Future directions include:

• Transfer learning for grey-box BO across domains and system instances (Hossain et al., 2020).
• Extension to settings with hybrid sensor/actuator types or adaptive structure (e.g., dynamic/online structure learning).
• Bayesian optimization over arbitrary network structures, including cycles, with parallel and batch query design (Kudva et al., 19 Feb 2025).
• Enhanced surrogate models with warped or heteroskedastic GPs and automated structure discovery (González et al., 1 Jan 2025).
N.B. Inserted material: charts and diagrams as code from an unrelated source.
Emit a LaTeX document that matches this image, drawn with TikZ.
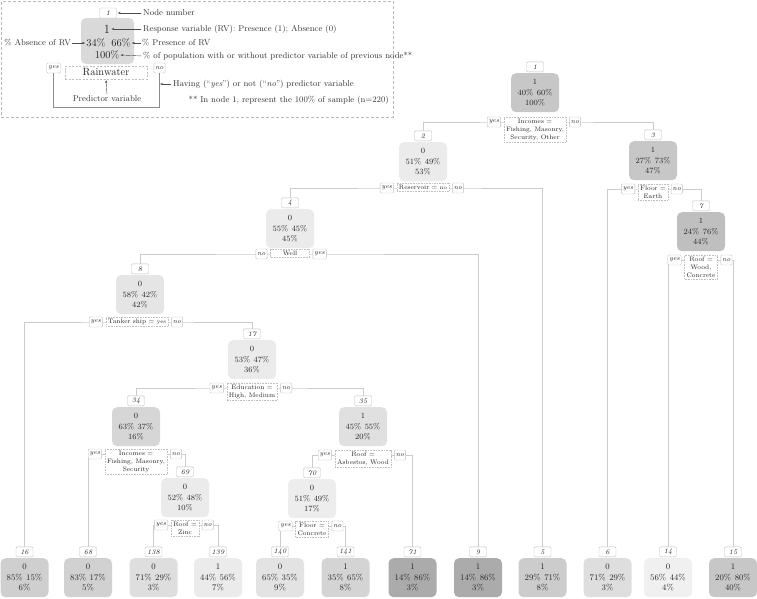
\documentclass[tikz,border=0pt]{standalone}
\usetikzlibrary{arrows.meta,backgrounds}
\newcommand\gp{\hspace{3.5pt}}
\tikzset{
  tbox/.style={rounded corners=5pt, minimum width=48pt, minimum height=39pt, align=center,
    font=\fontsize{8}{10.5}\selectfont, inner sep=0pt, text=black!85},
  leaf/.style={tbox, font=\fontsize{8.5}{10.5}\selectfont},
  numbox/.style={draw=black!25, fill=white, rounded corners=1.2pt, minimum width=17pt,
    minimum height=10pt, inner sep=1.5pt, font=\fontsize{7}{8}\selectfont\itshape, line width=0.4pt, text=black!85},
  cond/.style={draw=black!25, dash pattern=on 0.7pt off 0.9pt, fill=white, align=center,
    font=\fontsize{6.5}{8}\selectfont, inner sep=2pt, line width=0.4pt, text=black!85},
  yn/.style={draw=black!25, fill=white, rounded corners=1pt, minimum height=10pt, inner sep=1.5pt,
    font=\fontsize{6.5}{8}\selectfont\itshape, line width=0.4pt, text=black!85},
  edge/.style={draw=black!20, line width=0.5pt},
  lgtext/.style={inner sep=0pt, font=\fontsize{8.5}{10}\selectfont, text=black!80},
  lgarrow/.style={draw=black!70, line width=0.4pt, -{Stealth[length=3pt,width=2.2pt]}, shorten <=2pt, shorten >=1pt},
  lgline/.style={draw=black!45, line width=0.5pt},
}
% #1 style, #2 name, #3 x, #4 top y, #5 number, #6 fill, #7 class, #8 percents, #9 share
\newcommand\tnd[9]{%
  \node[#1, fill=#6, anchor=north] (#2) at (#3,#4) {#7\\#8\\#9};
  \node[numbox, anchor=south] (#2n) at (#3,#4-1) {#5};
}
% #1 name, #2 x, #3 split y, #4 condition, #5 left label, #6 right label
\newcommand\spl[6]{%
  \coordinate (#1s) at (#2,#3);
  \node[cond, anchor=north] (#1c) at (#2,#3-5.5) {#4};
  \node[yn, anchor=east, xshift=-3pt] (#1l) at (#1c.west |- #1s) {#5};
  \node[yn, anchor=west, xshift=3pt] (#1r) at (#1c.east |- #1s) {#6};
}
\begin{document}
\begin{tikzpicture}[x=1pt,y=-1pt]
\useasboundingbox (0,0) rectangle (757,598);

% ---------- legend ----------
\draw[black!28, dash pattern=on 3pt off 2pt, line width=0.4pt] (1.5,1.5) rectangle (393,117);
\node[numbox] (lgn) at (108,13) {1};
\node[lgtext, anchor=west] (lt1) at (143,13) {Node number};
\draw[lgarrow] (lt1.west) -- (lgn.east);
\node[rounded corners=5pt, fill=black!15, minimum width=53pt, minimum height=46pt, inner sep=0pt] (lgb) at (107.5,41) {};
\node[inner sep=0pt, font=\fontsize{12.5}{12}\selectfont, text=black!85] (lg1) at (107,29) {1};
\node[inner sep=0pt, font=\fontsize{10.5}{12}\selectfont, text=black!85] (lgp0) at (96,43) {34\%};
\node[inner sep=0pt, font=\fontsize{10.5}{12}\selectfont, text=black!85] (lgp1) at (121,43) {66\%};
\node[inner sep=0pt, font=\fontsize{10.5}{12}\selectfont, text=black!85] (lgpc) at (107,55) {100\%};
\node[lgtext, anchor=west] (lt2) at (143,29) {Response variable (RV): Presence (1); Absence (0)};
\draw[lgarrow] (lt2.west) -- (lg1.east);
\node[lgtext, anchor=east] (lt3) at (71,43) {\% Absence of RV};
\draw[lgarrow, shorten <=1pt] (lt3.east) -- (lgp0.west);
\node[lgtext, anchor=west] (lt4) at (142,43) {\% Presence of RV};
\draw[lgarrow, shorten <=1pt] (lt4.west) -- (lgp1.east);
\node[lgtext, anchor=west] (lt5) at (143,56) {\% of population with or without predictor variable of previous node**};
\draw[lgarrow] (lt5.west) -- (lgpc.east);
\node[yn] (lgy) at (53.5,68) {yes};
\node[cond, dash pattern=on 2pt off 1.5pt, minimum width=82pt, minimum height=13pt, font=\fontsize{10.5}{12}\selectfont] (lgr) at (106,72.5) {Rainwater};
\node[yn] (lgno) at (159.5,68) {no};
\coordinate (lgb1) at (53.5,107);
\coordinate (lgb2) at (159.5,107);
\draw[lgline] (lgy.south) -- (lgb1) -- (lgb2) -- (lgno.south);
\node[lgtext] (lt6) at (107,99) {Predictor variable};
\draw[lgarrow] (lt6.north) -- (lgr.south);
\node[lgtext, anchor=west] (lt7) at (173,84) {Having (``\textit{yes}'') or not (``\textit{no}'') predictor variable};
\coordinate (lgc) at (160,84);
\draw[lgarrow, shorten >=0pt] (lt7.west) -- (lgc);
\node[lgtext, anchor=east] (lt8) at (389,100) {** In node 1, represent the 100\% of sample (n=220)};

% ---------- internal nodes ----------
\tnd{tbox}{n1}{535}{73}{1}{black!22}{1}{40\%\gp60\%}{100\%}
\tnd{tbox}{n2}{423}{142}{2}{black!8}{0}{51\%\gp49\%}{53\%}
\tnd{tbox}{n3}{653}{141}{3}{black!22}{1}{27\%\gp73\%}{47\%}
\tnd{tbox}{n4}{290}{209}{4}{black!8}{0}{55\%\gp45\%}{45\%}
\tnd{tbox}{n7}{701}{212}{7}{black!25}{1}{24\%\gp76\%}{44\%}
\tnd{tbox}{n8}{140}{275}{8}{black!10}{0}{58\%\gp42\%}{42\%}
\tnd{tbox}{n17}{252}{340}{17}{black!8}{0}{53\%\gp47\%}{36\%}
\tnd{tbox}{n34}{136}{407}{34}{black!16}{0}{63\%\gp37\%}{16\%}
\tnd{tbox}{n35}{363}{407}{35}{black!12}{1}{45\%\gp55\%}{20\%}
\tnd{tbox}{n69}{185}{478}{69}{black!8}{0}{52\%\gp48\%}{10\%}
\tnd{tbox}{n70}{312}{479}{70}{black!7}{0}{51\%\gp49\%}{17\%}

% ---------- leaves ----------
\tnd{leaf}{l16}{24.5}{558}{16}{black!19}{0}{85\%\gp15\%}{6\%}
\tnd{leaf}{l68}{88}{558}{68}{black!18}{0}{83\%\gp17\%}{5\%}
\tnd{leaf}{l138}{153.5}{558}{138}{black!13}{0}{71\%\gp29\%}{3\%}
\tnd{leaf}{l139}{218}{558}{139}{black!8}{1}{44\%\gp56\%}{7\%}
\tnd{leaf}{l140}{280}{558}{140}{black!11}{0}{65\%\gp35\%}{9\%}
\tnd{leaf}{l141}{345.5}{558}{141}{black!17}{1}{35\%\gp65\%}{8\%}
\tnd{leaf}{l71}{412.5}{558}{71}{black!33}{1}{14\%\gp86\%}{3\%}
\tnd{leaf}{l9}{478}{558}{9}{black!33}{1}{14\%\gp86\%}{3\%}
\tnd{leaf}{l5}{542.5}{558}{5}{black!20}{1}{29\%\gp71\%}{8\%}
\tnd{leaf}{l6}{607.5}{558}{6}{black!13}{0}{71\%\gp29\%}{3\%}
\tnd{leaf}{l14}{668}{558}{14}{black!6}{0}{56\%\gp44\%}{4\%}
\tnd{leaf}{l15}{733}{558}{15}{black!22}{1}{20\%\gp80\%}{40\%}

% ---------- splits ----------
\spl{s1}{535}{122}{Incomes =\\Fishing, Masonry,\\Security, Other}{yes}{no}
\spl{s2}{423}{188}{Reservoir = {\fontsize{5.5}{6}\selectfont no}}{yes}{no}
\spl{s3}{653}{189}{Floor =\\Earth}{yes}{no}
\spl{s4}{290}{254}{\makebox[35pt]{Well}}{no}{yes}
\spl{s7}{701}{260}{Roof =\\Wood,\\Concrete}{yes}{no}
\spl{s8}{137}{322}{Tanker ship = {\fontsize{5.5}{6}\selectfont yes}}{yes}{no}
\spl{s17}{252}{388}{Education =\\High, Medium}{yes}{no}
\spl{s34}{136}{454}{Incomes =\\Fishing, Masonry,\\Security}{yes}{no}
\spl{s35}{363}{455}{Roof =\\Asbestos, Wood}{yes}{no}
\spl{s69}{185}{525}{Roof =\\Zinc}{yes}{no}
\spl{s70}{312}{526}{Floor =\\Concrete}{yes}{no}

% ---------- connectors ----------
\begin{scope}[on background layer]
\draw[edge] (n2n.north) |- (s1s) -| (n3n.north);
\draw[edge] (n4n.north) |- (s2s) -| (l5n.north);
\draw[edge] (l6n.north) |- (s3s) -| (n7n.north);
\draw[edge] (n8n.north) |- (s4s) -| (l9n.north);
\draw[edge] (l14n.north) |- (s7s) -| (l15n.north);
\draw[edge] (l16n.north) |- (s8s) -| (n17n.north);
\draw[edge] (n34n.north) |- (s17s) -| (n35n.north);
\draw[edge] (l68n.north) |- (s34s) -| (n69n.north);
\draw[edge] (n70n.north) |- (s35s) -| (l71n.north);
\draw[edge] (l138n.north) |- (s69s) -| (l139n.north);
\draw[edge] (l140n.north) |- (s70s) -| (l141n.north);
\end{scope}
\end{tikzpicture}
\end{document}
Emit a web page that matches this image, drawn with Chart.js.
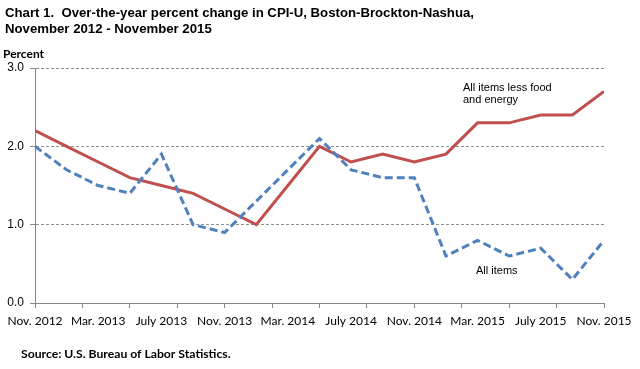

7. Representative Table: Comparison of Bayesian Grey-Box Optimization Paradigms

Formulation	Structure Leveraged	Example Algorithms
Composite	Known $h$, unknown $g_j$	COBALT, BOIS
Nested/Chain	Mixed white-/black-box layers	(Xu et al., 2023)
Networked	Arbitrary graph/DAG	MOBONS
Prob. program	Generative code transformation	BOPP
Spatial prior	Activity or occupancy maps	DGBO

B-GBO thus provides a principled methodology for exploiting partial system knowledge in the global optimization of expensive functions. Through explicit structural modeling, surrogate learning, and domain-informed acquisition, B-GBO unifies and generalizes a broad spectrum of efficient optimization strategies for complex modern systems (Astudillo et al., 2022, Hameed et al., 1 Sep 2025, Xu et al., 2023, González et al., 1 Jan 2025, Paulson et al., 2021, Golestan et al., 2023, Kudva et al., 19 Feb 2025).